Partial derivative of $x$ w.r.t. $\bar z$?

Question

My book does this :

$x=\frac {(z+\bar z)}2$. Then $\frac {\partial x}{\partial \bar z}=\frac 12$.

But this doesn't make sense to me as $\bar z$ is a function of $z$. Would we say that if $y=x+x^2$ then $\frac {\partial y}{\partial x^2}=1$?

Answer 1

The operator $\partial \over \partial \overline{z}$ has a very precise definition, unlike $\partial \over \partial x^2$ that you just made up to make a point.

That definition is $\frac 12({\partial \over \partial x}+i{\partial \over \partial y})$ where $\partial \over \partial x$ and $\partial \over \partial y$ work the way you imagine.

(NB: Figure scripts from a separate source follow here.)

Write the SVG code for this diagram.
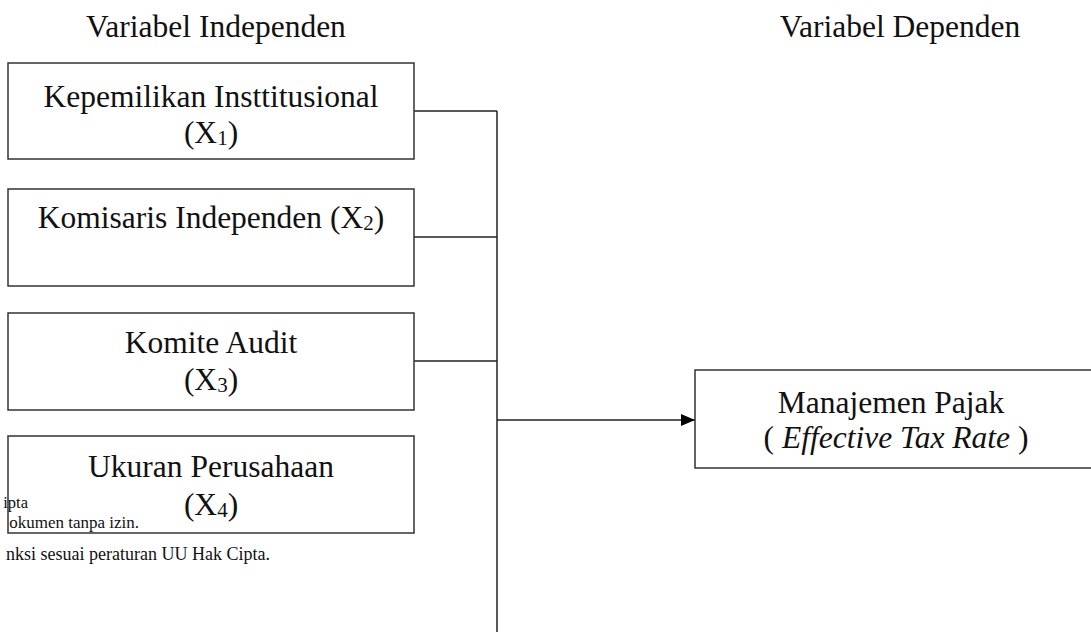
<svg xmlns="http://www.w3.org/2000/svg" width="1091" height="632" viewBox="0 0 1091 632">
<style>
.t{font-family:"Liberation Serif","Times New Roman",serif;font-size:31.5px;fill:#111;text-anchor:middle}
.s{font-family:"Liberation Serif","Times New Roman",serif;font-size:18px;fill:#111;text-anchor:end}
.s2{font-size:16.5px}
.s3{font-size:17px}
.b{fill:#fff;stroke:#333;stroke-width:1.5}
.c{fill:none;stroke:#222;stroke-width:1.5}
.sub{font-size:21px}
</style>
<defs>
<marker id="ah" markerWidth="14" markerHeight="12" refX="14" refY="6" orient="auto" markerUnits="userSpaceOnUse">
<path d="M0,0 L14,6 L0,12 Z" fill="#000"/>
</marker>
</defs>
<rect width="1091" height="632" fill="#fff"/>
<g id="headers">
<text class="t" x="216" y="37">Variabel Independen</text>
<text class="t" x="900" y="37">Variabel Dependen</text>
</g>
<g id="notes">
<text class="s s2" x="28" y="508">ipta</text>
<text class="s s3" x="139" y="528">okumen tanpa izin.</text>
<text class="s" x="270" y="560">nksi sesuai peraturan UU Hak Cipta.</text>
</g>
<g id="connectors">
<line class="c" x1="414" y1="111" x2="497" y2="111"/>
<line class="c" x1="414" y1="237" x2="497" y2="237"/>
<line class="c" x1="414" y1="361" x2="497" y2="361"/>
<line class="c" x1="497" y1="111" x2="497" y2="632"/>
<line class="c" x1="497" y1="420" x2="695" y2="420" marker-end="url(#ah)"/>
</g>
<g id="x1">
<rect class="b" x="8" y="63" width="406" height="96"/>
<text class="t" x="211" y="107">Kepemilikan Insttitusional</text>
<text class="t" x="211" y="143">(X<tspan class="sub" dy="2">1</tspan><tspan dy="-2">)</tspan></text>
</g>
<g id="x2">
<rect class="b" x="8" y="189" width="406" height="97"/>
<text class="t" x="211" y="228">Komisaris Independen (X<tspan class="sub" dy="2">2</tspan><tspan dy="-2">)</tspan></text>
</g>
<g id="x3">
<rect class="b" x="8" y="313" width="406" height="97"/>
<text class="t" x="211" y="353">Komite Audit</text>
<text class="t" x="211" y="390">(X<tspan class="sub" dy="2">3</tspan><tspan dy="-2">)</tspan></text>
</g>
<g id="x4">
<rect class="b" x="8" y="436" width="406" height="97" fill-opacity="0"/>
<text class="t" x="211" y="477">Ukuran Perusahaan</text>
<text class="t" x="211" y="515">(X<tspan class="sub" dy="2">4</tspan><tspan dy="-2">)</tspan></text>
</g>
<g id="y">
<rect class="b" x="695" y="370" width="420" height="98"/>
<text class="t" x="891" y="413">Manajemen Pajak</text>
<text class="t" x="896" y="448">( <tspan font-style="italic">Effective Tax Rate</tspan> )</text>
</g>
</svg>
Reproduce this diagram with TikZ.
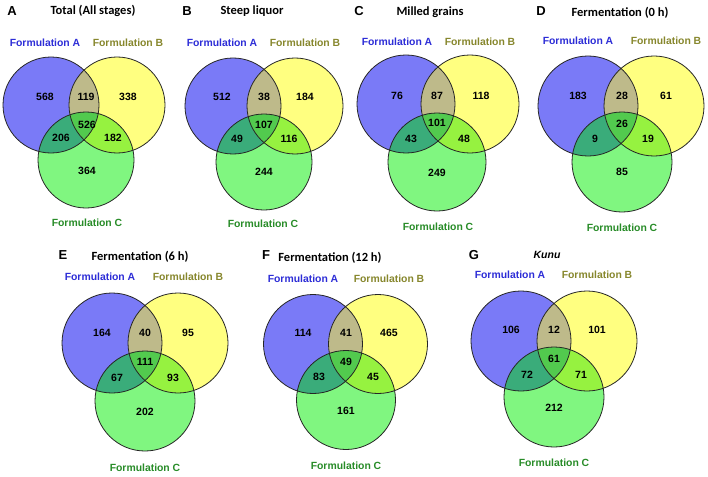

Therefore you can see that $\partial \over \partial \overline{z}$ is linear, and satisfies ${\partial \over \partial \overline{z}}(z)=0$ and ${\partial \over \partial \overline{z}}(\overline{z})=1$.

Answer 2

We are talking about Wirtinger derivatives here:$$\frac{\partial f}{\partial z}=\frac12\left(\frac{\partial f}{\partial x}-i\frac{\partial f}{\partial y}\right)\text{ and }\frac{\partial f}{\partial\overline z}=\frac12\left(\frac{\partial f}{\partial x}+i\frac{\partial f}{\partial y}\right).$$

Answer 3

If we consider

$$x=x(z,\bar z)=\frac{z+\bar z}{2}$$

then by chain rule

$$\frac{\partial x}{\partial z}=\frac12\qquad\frac{\partial x}{\partial \bar z}=\frac12$$

which simply means that

$$dx=\frac{\partial x}{\partial z}dz+\frac{\partial x}{\partial \bar z}d\bar z=\frac12(dz+d\bar z)$$